Veículos sem autorização não circulavam nas cidades e drones faziam o monitoramento e a conscientização dos moradores. Com a adesão em massa da população ao isolamento, os efeitos positivos começaram a surgir. As autoridades conseguiram zerar o número de contágios comunitários ainda nas primeiras semanas de março, segundo Charles.
Com a situações sob controle, o comércio foi reaberto, incluindo espaços de grande circulação de pessoas, como nos shoppings. Os parques públicos também estão liberados para uso da população. As aulas, porém, seguem suspensas. “A vigilância continua com os mais jovens, considerados vetores de propagação. O uso de máscaras é obrigatório em áreas de grande tráfego, como aeroportos e estações de trem. Também é comum observar pessoas usando máscaras também em áreas mais isoladas. Casos esporádicos de contágios ainda são registrados, a maioria, pessoas vindas do exterior. Por isso, o governo suspendeu a entrada de estrangeiros e determinou a quarentena de 14 dias para todos que retornam à China”, relata Charles.

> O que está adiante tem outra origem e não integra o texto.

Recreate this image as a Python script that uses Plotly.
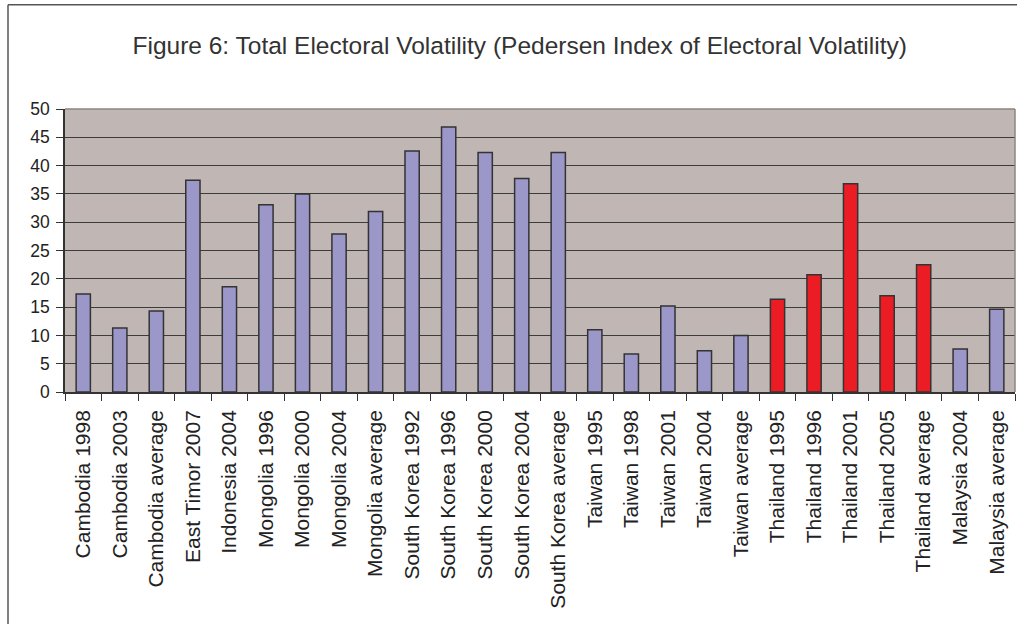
import plotly.graph_objects as go

# Pedersen index per election / country average
categories = [
    "Cambodia 1998", "Cambodia 2003", "Cambodia average", "East Timor 2007",
    "Indonesia 2004", "Mongolia 1996", "Mongolia 2000", "Mongolia 2004",
    "Mongolia average", "South Korea 1992", "South Korea 1996", "South Korea 2000",
    "South Korea 2004", "South Korea average", "Taiwan 1995", "Taiwan 1998",
    "Taiwan 2001", "Taiwan 2004", "Taiwan average", "Thailand 1995",
    "Thailand 1996", "Thailand 2001", "Thailand 2005", "Thailand average",
    "Malaysia 2004", "Malaysia average",
]
volatility = [
    17.3, 11.3, 14.3, 37.4,
    18.6, 33.1, 35.0, 27.9,
    31.9, 42.6, 46.8, 42.3,
    37.7, 42.3, 11.0, 6.7,
    15.2, 7.3, 10.0, 16.4,
    20.7, 36.8, 17.0, 22.5,
    7.6, 14.6,
]
highlight_country = "Thailand"
y_ticks = list(range(0, 51, 5))

BLUE = "#9b97c9"
RED = "#ec1c24"
colors = [RED if c.startswith(highlight_country) else BLUE for c in categories]

fig = go.Figure(
    go.Bar(
        x=categories,
        y=volatility,
        marker=dict(color=colors, line=dict(color="#333333", width=1.5)),
        hoverinfo="x+y",
    )
)

font_family = "Liberation Sans, Arial, sans-serif"

fig.update_layout(
    width=1017,
    height=624,
    margin=dict(l=65, r=2, t=109, b=232),
    paper_bgcolor="white",
    plot_bgcolor="#c0b7b4",
    bargap=0.61,
    showlegend=False,
    font=dict(family=font_family, color="#222222", size=17),
    title=dict(
        text="Figure 6: Total Electoral Volatility (Pedersen Index of Electoral Volatility)",
        font=dict(family=font_family, size=24.5, color="#333333"),
        x=0.511,
        xanchor="center",
        y=0.928,
        yanchor="middle",
    ),
    xaxis=dict(
        type="category",
        tickangle=-90,
        ticks="outside",
        tickson="boundaries",
        ticklen=7,
        tickcolor="#333333",
        showline=True,
        linecolor="#333333",
        linewidth=1.5,
        showgrid=False,
        ticklabelstandoff=8,
        tickfont=dict(size=21, color="#222222"),
        fixedrange=True,
    ),
    yaxis=dict(
        range=[0, 50],
        tickvals=y_ticks,
        ticks="outside",
        ticklen=7,
        tickcolor="#333333",
        showline=True,
        linecolor="#333333",
        linewidth=1.5,
        showgrid=True,
        gridcolor="#3c3c3c",
        gridwidth=1,
        zeroline=False,
        ticklabelstandoff=3,
        tickfont=dict(size=17.5, color="#222222"),
        fixedrange=True,
    ),
    shapes=[
        # plot-area border (top and right)
        dict(type="line", xref="paper", yref="paper", x0=0, x1=1, y0=1, y1=1,
             line=dict(color="#8c8482", width=1.5), layer="above"),
        dict(type="line", xref="paper", yref="paper", x0=1, x1=1, y0=0, y1=1,
             line=dict(color="#8c8482", width=1.5), layer="above"),
        # outer chart frame (top and left)
        dict(type="line", xref="paper", yref="paper", x0=-0.06, x1=1.01, y0=1.368, y1=1.368,
             line=dict(color="#555555", width=1.5)),
        dict(type="line", xref="paper", yref="paper", x0=-0.06, x1=-0.06, y0=-0.83, y1=1.368,
             line=dict(color="#555555", width=1.5)),
    ],
)

fig.write_html("out.html")
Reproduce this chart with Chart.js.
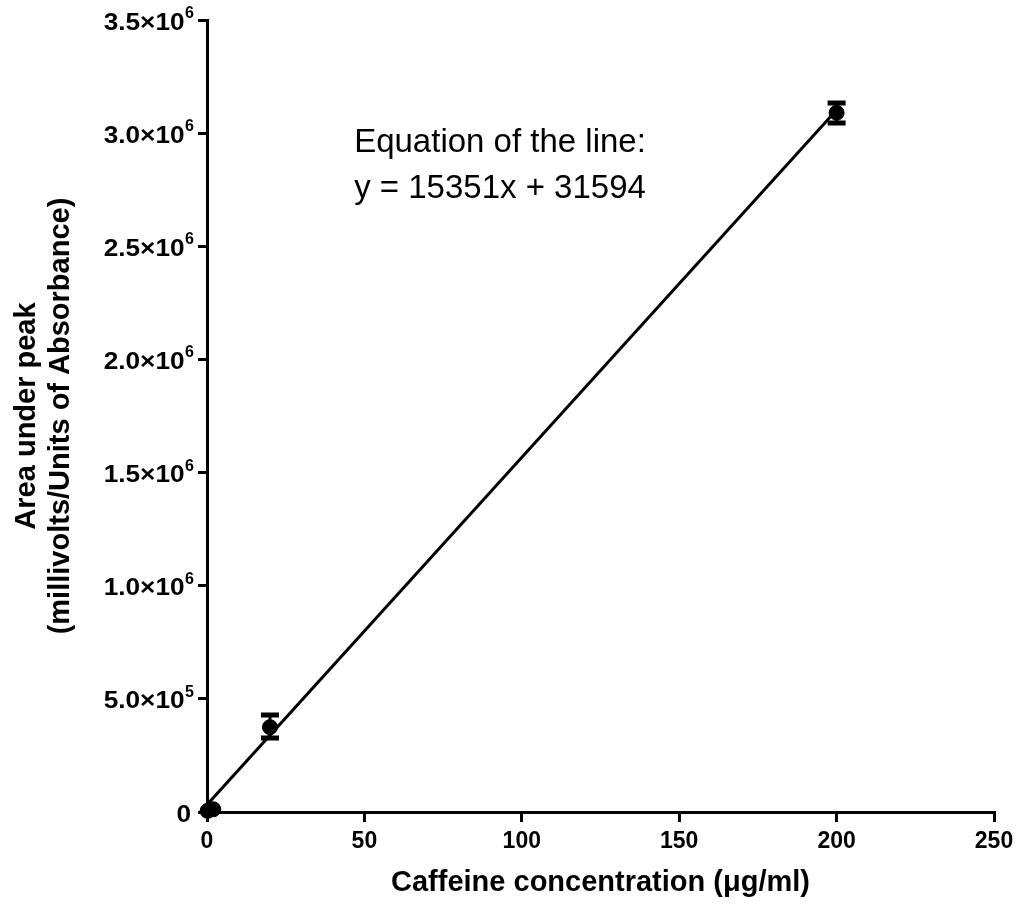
<!DOCTYPE html>
<html>
<head>
<meta charset="utf-8">
<script src="https://cdn.jsdelivr.net/npm/chart.js@4"></script>
<style>
html,body{margin:0;padding:0;background:#fff;}
#wrap{width:1021px;height:904px;}
</style>
</head>
<body>
<div id="wrap"><canvas id="c" width="1021" height="904"></canvas></div>
<script>
// Data
const concentrations = [0.2, 2, 20, 200];
const meanArea = [5000, 12000, 375000, 3090000];
const errLow = [0, 5000, 327000, 3045000];
const errHigh = [10000, 20000, 429000, 3133000];
const fitX = [0, 200];
const fitY = [31594, 3101794];
const yTickValues = [0, 500000, 1000000, 1500000, 2000000, 2500000, 3000000, 3500000];
const yTickMantissa = ['0', '5.0×10', '1.0×10', '1.5×10', '2.0×10', '2.5×10', '3.0×10', '3.5×10'];
const yTickExponent = ['', '5', '6', '6', '6', '6', '6', '6'];
const xTickValues = [0, 50, 100, 150, 200, 250];
const equationLines = ['Equation of the line:', 'y = 15351x + 31594'];
const xTitle = 'Caffeine concentration (μg/ml)';
const yTitle = ['Area under peak', '(millivolts/Units of Absorbance)'];

const FONT = "'Liberation Sans', Arial, sans-serif";

const errorBarPlugin = {
  id: 'errorBars',
  afterDatasetsDraw(chart) {
    const ctx = chart.ctx;
    const xs = chart.scales.x, ys = chart.scales.y;
    ctx.save();
    ctx.strokeStyle = '#000';
    for (let i = 0; i < concentrations.length; i++) {
      const px = xs.getPixelForValue(concentrations[i]);
      const pLo = ys.getPixelForValue(errLow[i]);
      const pHi = ys.getPixelForValue(errHigh[i]);
      if (Math.abs(pLo - pHi) < 6) continue;
      ctx.lineWidth = 3;
      ctx.beginPath();
      ctx.moveTo(px, pLo); ctx.lineTo(px, pHi); ctx.stroke();
      ctx.lineWidth = 5;
      ctx.beginPath();
      ctx.moveTo(px - 9, pLo); ctx.lineTo(px + 9, pLo);
      ctx.moveTo(px - 9, pHi); ctx.lineTo(px + 9, pHi);
      ctx.stroke();
    }
    ctx.restore();
  }
};

const yLabelPlugin = {
  id: 'yLabels',
  afterDraw(chart) {
    const ctx = chart.ctx;
    const ys = chart.scales.y;
    const sx = 1.14;
    ctx.save();
    ctx.fillStyle = '#000';
    ctx.textBaseline = 'alphabetic';
    ctx.textAlign = 'right';
    for (let i = 0; i < yTickValues.length; i++) {
      const py = ys.getPixelForValue(yTickValues[i]);
      const base = py + 9.5;
      let right = yTickExponent[i] ? 194 : 191;
      if (yTickExponent[i]) {
        ctx.font = "bold 16px " + FONT;
        ctx.fillText(yTickExponent[i], right, base - 11.5);
        right -= ctx.measureText(yTickExponent[i]).width + 0.5;
      }
      ctx.font = "bold 23px " + FONT;
      ctx.save();
      ctx.translate(right, base);
      ctx.scale(sx, 1);
      ctx.fillText(yTickMantissa[i], 0, 0);
      ctx.restore();
    }
    ctx.restore();
  }
};

const annotationPlugin = {
  id: 'equation',
  afterDraw(chart) {
    const ctx = chart.ctx;
    ctx.save();
    ctx.fillStyle = '#000';
    ctx.font = "33px " + FONT;
    ctx.textAlign = 'center';
    ctx.textBaseline = 'alphabetic';
    ctx.fillText(equationLines[0], 500, 152);
    ctx.fillText(equationLines[1], 500, 198);
    ctx.restore();
  }
};

new Chart(document.getElementById('c'), {
  type: 'scatter',
  data: {
    datasets: [
      {
        label: 'Fit',
        data: fitX.map((x, i) => ({x: x, y: fitY[i]})),
        showLine: true,
        borderColor: '#000',
        borderWidth: 3,
        pointRadius: 0,
        fill: false,
        clip: false,
        order: 2
      },
      {
        label: 'Mean',
        data: concentrations.map((x, i) => ({x: x, y: meanArea[i]})),
        backgroundColor: '#000',
        borderColor: '#000',
        pointRadius: 7.5,
        pointHoverRadius: 7.5,
        clip: false,
        order: 1
      }
    ]
  },
  options: {
    responsive: false,
    animation: false,
    events: [],
    layout: { padding: { top: 20, right: 27, left: 0, bottom: 0 } },
    plugins: { legend: { display: false }, tooltip: { enabled: false } },
    scales: {
      x: {
        type: 'linear',
        min: 0, max: 250,
        afterFit(scale) { scale.height = 92; },
        afterBuildTicks(scale) { scale.ticks = xTickValues.map(v => ({value: v})); },
        border: { display: true, color: '#000', width: 3 },
        grid: { display: true, drawOnChartArea: false, drawTicks: true, tickLength: 10, color: '#000', lineWidth: 3 },
        ticks: {
          color: '#000',
          font: { family: FONT, size: 23, weight: 'bold' },
          padding: 6,
          maxRotation: 0,
          callback: (v) => String(v)
        },
        title: {
          display: true,
          text: xTitle,
          color: '#000',
          font: { family: FONT, size: 29, weight: 'bold' },
          padding: { top: 0, bottom: 4 }
        }
      },
      y: {
        type: 'linear',
        min: 0, max: 3500000,
        afterFit(scale) { scale.width = 207; },
        afterBuildTicks(scale) { scale.ticks = yTickValues.map(v => ({value: v})); },
        border: { display: true, color: '#000', width: 3 },
        grid: { display: true, drawOnChartArea: false, drawTicks: true, tickLength: 9, color: '#000', lineWidth: 3 },
        ticks: {
          color: '#000',
          font: { family: FONT, size: 23, weight: 'bold' },
          padding: 5,
          callback: () => ''
        },
        title: {
          display: true,
          text: yTitle,
          color: '#000',
          font: { family: FONT, size: 29, weight: 'bold', lineHeight: 1.17 },
          padding: { top: 10, bottom: 0 }
        }
      }
    }
  },
  plugins: [errorBarPlugin, yLabelPlugin, annotationPlugin]
});
</script>
</body>
</html>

O pernambucano avalia que ficou claro que o controle da propagação do vírus só foi possível pelo combate rígido à infestação da Covid-19 na China e lamenta a situação no Brasil. Ele aponta que o incentivo de figuras públicas políticas, religiosas e empresariais ao descumprimento das medidas de prevenção é um grave risco à saúde pública. “É muito triste assistir ao Brasil, que teve a sorte de poder aprender com os erros e acertos de países que precisaram lidar com a epidemia antes e está seguindo na contramão. E eu falo isso de coração apertado! No Brasil existem agravantes capazes de torná-lo, sim, palco de um dos piores cenários dessa pandemia. Quando as pessoas preferem ignorar os fatos, deixando de ouvir especialistas, cientistas, pessoas que vivenciaram a pandemia, para dar ouvidos a autoridades políticas comprovadamente irresponsáveis, elas acabam se tornando um perigo ainda maior do que o próprio vírus. Se puderem, por favor, fiquem em suas casas. Cuidem dos seus parentes e respeitem os idosos. O Brasil tem condições de vencer esse desafio, mas a responsabilidade é de todos.”